What is being asked »
Repeat exactly, and only, the lines from the one that contains "What Plotly.js code" to the one that contains "</script></body></html>", both ends included. Omit every picture.
------ Data to use ------
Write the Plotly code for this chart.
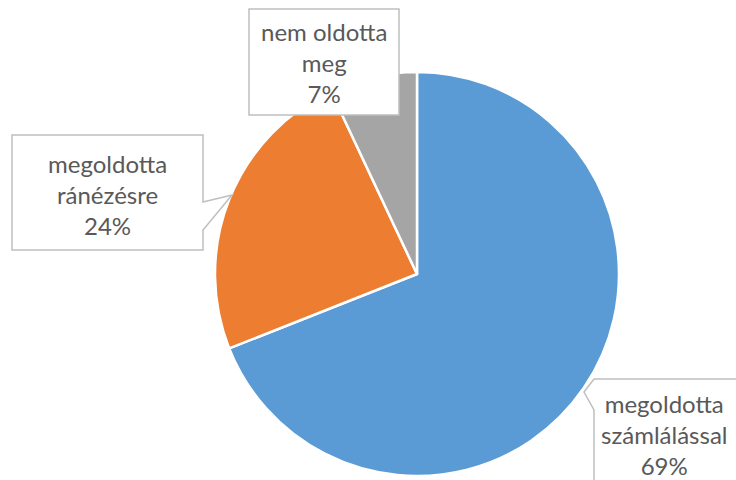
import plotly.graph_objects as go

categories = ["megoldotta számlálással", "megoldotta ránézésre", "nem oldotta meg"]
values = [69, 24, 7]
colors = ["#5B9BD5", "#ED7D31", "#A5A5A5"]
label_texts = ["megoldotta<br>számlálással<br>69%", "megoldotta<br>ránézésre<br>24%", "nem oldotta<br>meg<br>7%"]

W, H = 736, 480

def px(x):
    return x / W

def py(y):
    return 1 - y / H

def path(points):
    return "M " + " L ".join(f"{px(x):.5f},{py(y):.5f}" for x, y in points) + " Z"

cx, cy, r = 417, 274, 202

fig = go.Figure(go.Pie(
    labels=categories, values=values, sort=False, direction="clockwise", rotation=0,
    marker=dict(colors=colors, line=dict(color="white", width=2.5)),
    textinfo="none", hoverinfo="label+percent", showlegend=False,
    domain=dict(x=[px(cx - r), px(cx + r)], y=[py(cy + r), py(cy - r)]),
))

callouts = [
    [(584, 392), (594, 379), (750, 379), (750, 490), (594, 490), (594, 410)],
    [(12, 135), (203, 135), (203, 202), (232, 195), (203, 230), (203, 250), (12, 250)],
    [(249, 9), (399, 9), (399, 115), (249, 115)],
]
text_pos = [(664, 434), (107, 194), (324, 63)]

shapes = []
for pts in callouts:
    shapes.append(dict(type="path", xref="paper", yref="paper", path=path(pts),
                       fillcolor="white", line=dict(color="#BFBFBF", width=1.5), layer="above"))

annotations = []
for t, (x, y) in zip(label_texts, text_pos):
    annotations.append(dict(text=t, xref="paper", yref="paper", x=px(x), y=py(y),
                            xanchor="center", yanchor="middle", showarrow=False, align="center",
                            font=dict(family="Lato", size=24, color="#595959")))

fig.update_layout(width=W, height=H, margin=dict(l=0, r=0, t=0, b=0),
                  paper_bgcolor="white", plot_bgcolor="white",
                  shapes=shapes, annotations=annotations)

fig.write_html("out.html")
------
------ Data to use ------
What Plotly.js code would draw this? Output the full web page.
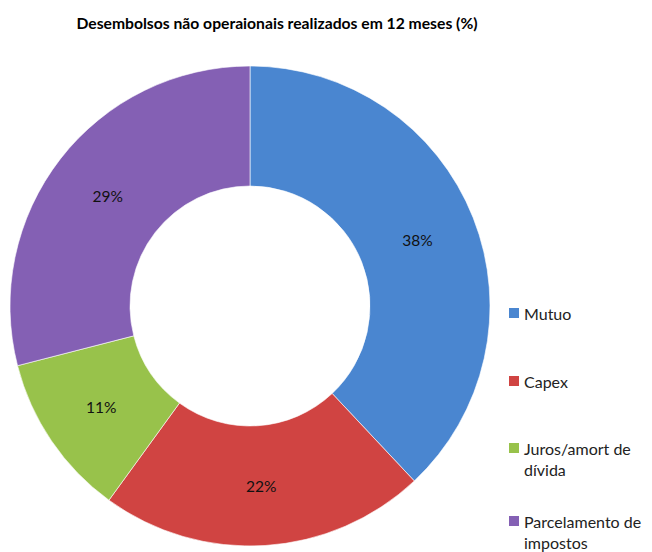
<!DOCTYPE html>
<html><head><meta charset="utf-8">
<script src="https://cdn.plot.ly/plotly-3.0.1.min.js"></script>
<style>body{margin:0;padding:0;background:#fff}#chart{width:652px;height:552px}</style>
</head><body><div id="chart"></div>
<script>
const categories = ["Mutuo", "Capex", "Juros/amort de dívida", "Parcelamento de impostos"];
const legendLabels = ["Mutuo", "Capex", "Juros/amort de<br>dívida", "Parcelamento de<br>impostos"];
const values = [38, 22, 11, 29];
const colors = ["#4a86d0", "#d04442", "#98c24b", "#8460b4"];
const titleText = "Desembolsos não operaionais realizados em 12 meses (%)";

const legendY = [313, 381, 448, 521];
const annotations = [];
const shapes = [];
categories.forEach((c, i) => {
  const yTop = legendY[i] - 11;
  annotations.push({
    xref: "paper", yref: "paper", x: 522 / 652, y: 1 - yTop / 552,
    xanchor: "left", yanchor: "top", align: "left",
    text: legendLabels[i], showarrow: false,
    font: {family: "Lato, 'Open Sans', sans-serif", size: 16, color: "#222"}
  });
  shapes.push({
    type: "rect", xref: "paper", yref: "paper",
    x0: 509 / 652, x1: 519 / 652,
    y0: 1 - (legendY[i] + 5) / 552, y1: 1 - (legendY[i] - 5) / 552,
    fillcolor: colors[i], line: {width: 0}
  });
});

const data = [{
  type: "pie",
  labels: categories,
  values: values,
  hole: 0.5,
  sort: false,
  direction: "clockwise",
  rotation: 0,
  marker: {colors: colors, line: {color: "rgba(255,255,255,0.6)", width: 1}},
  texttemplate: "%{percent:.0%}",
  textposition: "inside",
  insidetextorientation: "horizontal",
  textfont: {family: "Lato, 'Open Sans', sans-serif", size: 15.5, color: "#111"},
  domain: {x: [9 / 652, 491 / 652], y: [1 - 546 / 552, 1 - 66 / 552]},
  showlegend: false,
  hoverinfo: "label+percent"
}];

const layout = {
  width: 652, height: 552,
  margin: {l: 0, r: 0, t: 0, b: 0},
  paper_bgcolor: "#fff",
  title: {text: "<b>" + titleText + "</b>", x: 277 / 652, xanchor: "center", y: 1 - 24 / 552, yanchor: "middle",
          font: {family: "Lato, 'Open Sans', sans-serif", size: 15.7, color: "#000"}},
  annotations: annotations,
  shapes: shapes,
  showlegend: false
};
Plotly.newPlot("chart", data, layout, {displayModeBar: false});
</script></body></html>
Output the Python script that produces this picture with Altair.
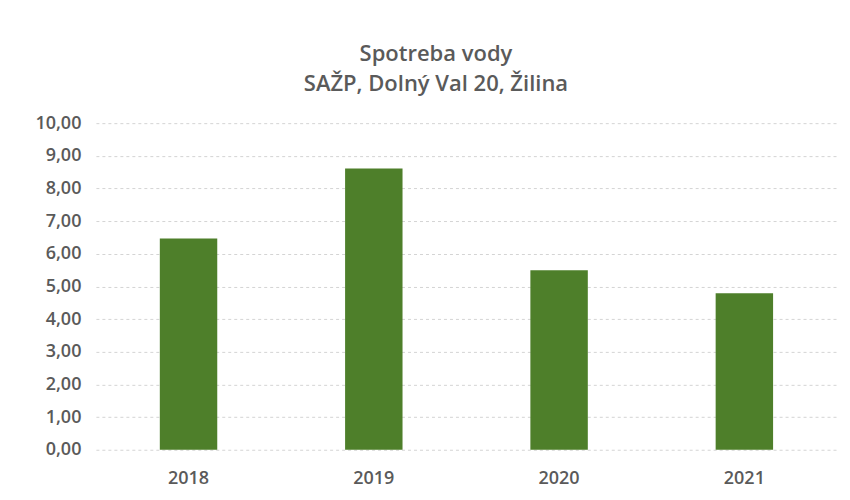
------
------ Data to use ------
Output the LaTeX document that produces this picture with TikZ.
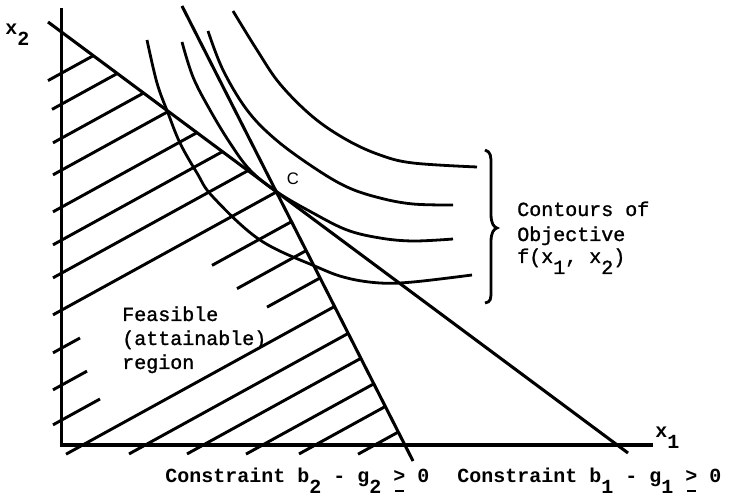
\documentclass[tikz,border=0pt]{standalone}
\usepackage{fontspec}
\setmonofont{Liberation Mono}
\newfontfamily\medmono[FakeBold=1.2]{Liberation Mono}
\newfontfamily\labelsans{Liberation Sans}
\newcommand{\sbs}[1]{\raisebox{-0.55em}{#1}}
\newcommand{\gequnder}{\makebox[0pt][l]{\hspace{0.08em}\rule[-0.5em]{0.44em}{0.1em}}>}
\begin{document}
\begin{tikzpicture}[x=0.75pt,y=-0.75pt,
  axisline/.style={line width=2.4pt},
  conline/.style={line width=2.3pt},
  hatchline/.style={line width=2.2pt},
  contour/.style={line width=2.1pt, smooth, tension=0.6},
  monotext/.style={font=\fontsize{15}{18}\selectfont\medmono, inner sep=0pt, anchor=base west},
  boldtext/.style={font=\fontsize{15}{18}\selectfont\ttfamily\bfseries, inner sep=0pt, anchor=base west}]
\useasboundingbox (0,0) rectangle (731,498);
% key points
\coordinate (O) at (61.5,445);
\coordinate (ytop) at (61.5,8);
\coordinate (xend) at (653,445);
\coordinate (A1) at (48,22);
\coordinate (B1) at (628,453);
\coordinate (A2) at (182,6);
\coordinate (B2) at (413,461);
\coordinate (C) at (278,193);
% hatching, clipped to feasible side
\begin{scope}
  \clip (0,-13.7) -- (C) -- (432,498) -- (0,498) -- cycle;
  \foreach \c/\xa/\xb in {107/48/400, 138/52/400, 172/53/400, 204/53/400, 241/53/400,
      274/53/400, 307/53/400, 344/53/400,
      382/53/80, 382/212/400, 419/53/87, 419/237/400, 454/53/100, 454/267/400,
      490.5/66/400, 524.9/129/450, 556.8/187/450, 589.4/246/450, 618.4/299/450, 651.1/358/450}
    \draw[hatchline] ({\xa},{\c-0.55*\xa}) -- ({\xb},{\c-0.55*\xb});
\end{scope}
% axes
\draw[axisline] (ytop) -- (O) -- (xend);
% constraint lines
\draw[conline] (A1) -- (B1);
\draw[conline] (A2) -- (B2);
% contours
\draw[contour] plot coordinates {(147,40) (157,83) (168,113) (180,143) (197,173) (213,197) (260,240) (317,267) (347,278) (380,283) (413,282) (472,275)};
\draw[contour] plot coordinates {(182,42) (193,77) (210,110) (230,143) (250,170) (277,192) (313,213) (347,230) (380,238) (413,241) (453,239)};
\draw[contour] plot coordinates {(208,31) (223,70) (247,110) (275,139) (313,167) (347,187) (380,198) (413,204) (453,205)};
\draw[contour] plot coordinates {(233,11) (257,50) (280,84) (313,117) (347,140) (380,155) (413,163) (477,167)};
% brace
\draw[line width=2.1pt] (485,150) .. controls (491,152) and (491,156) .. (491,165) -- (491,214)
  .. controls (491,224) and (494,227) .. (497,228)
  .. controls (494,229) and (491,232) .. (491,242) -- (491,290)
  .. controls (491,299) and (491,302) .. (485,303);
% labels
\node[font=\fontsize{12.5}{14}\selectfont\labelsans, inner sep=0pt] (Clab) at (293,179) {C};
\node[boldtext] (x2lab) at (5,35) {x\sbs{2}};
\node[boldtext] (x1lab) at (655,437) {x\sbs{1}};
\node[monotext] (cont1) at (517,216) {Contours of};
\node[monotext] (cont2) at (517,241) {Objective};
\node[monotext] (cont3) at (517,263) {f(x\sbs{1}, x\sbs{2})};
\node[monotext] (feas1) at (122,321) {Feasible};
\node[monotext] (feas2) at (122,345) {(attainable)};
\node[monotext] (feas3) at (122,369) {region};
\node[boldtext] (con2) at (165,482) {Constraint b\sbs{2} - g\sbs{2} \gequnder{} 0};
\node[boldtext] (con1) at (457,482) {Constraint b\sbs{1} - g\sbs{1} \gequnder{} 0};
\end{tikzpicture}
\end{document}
------
Exercise solution »
What Plotly.js code would draw this? Output the full web page.
<!DOCTYPE html>
<html><head><meta charset="utf-8">
<script src="https://cdn.plot.ly/plotly-3.0.1.min.js"></script>
<style>body{margin:0;padding:0;background:#fff}#chart{width:652px;height:552px}</style>
</head><body><div id="chart"></div>
<script>
const categories = ["Mutuo", "Capex", "Juros/amort de dívida", "Parcelamento de impostos"];
const legendLabels = ["Mutuo", "Capex", "Juros/amort de<br>dívida", "Parcelamento de<br>impostos"];
const values = [38, 22, 11, 29];
const colors = ["#4a86d0", "#d04442", "#98c24b", "#8460b4"];
const titleText = "Desembolsos não operaionais realizados em 12 meses (%)";

const legendY = [313, 381, 448, 521];
const annotations = [];
const shapes = [];
categories.forEach((c, i) => {
  const yTop = legendY[i] - 11;
  annotations.push({
    xref: "paper", yref: "paper", x: 522 / 652, y: 1 - yTop / 552,
    xanchor: "left", yanchor: "top", align: "left",
    text: legendLabels[i], showarrow: false,
    font: {family: "Lato, 'Open Sans', sans-serif", size: 16, color: "#222"}
  });
  shapes.push({
    type: "rect", xref: "paper", yref: "paper",
    x0: 509 / 652, x1: 519 / 652,
    y0: 1 - (legendY[i] + 5) / 552, y1: 1 - (legendY[i] - 5) / 552,
    fillcolor: colors[i], line: {width: 0}
  });
});

const data = [{
  type: "pie",
  labels: categories,
  values: values,
  hole: 0.5,
  sort: false,
  direction: "clockwise",
  rotation: 0,
  marker: {colors: colors, line: {color: "rgba(255,255,255,0.6)", width: 1}},
  texttemplate: "%{percent:.0%}",
  textposition: "inside",
  insidetextorientation: "horizontal",
  textfont: {family: "Lato, 'Open Sans', sans-serif", size: 15.5, color: "#111"},
  domain: {x: [9 / 652, 491 / 652], y: [1 - 546 / 552, 1 - 66 / 552]},
  showlegend: false,
  hoverinfo: "label+percent"
}];

const layout = {
  width: 652, height: 552,
  margin: {l: 0, r: 0, t: 0, b: 0},
  paper_bgcolor: "#fff",
  title: {text: "<b>" + titleText + "</b>", x: 277 / 652, xanchor: "center", y: 1 - 24 / 552, yanchor: "middle",
          font: {family: "Lato, 'Open Sans', sans-serif", size: 15.7, color: "#000"}},
  annotations: annotations,
  shapes: shapes,
  showlegend: false
};
Plotly.newPlot("chart", data, layout, {displayModeBar: false});
</script></body></html>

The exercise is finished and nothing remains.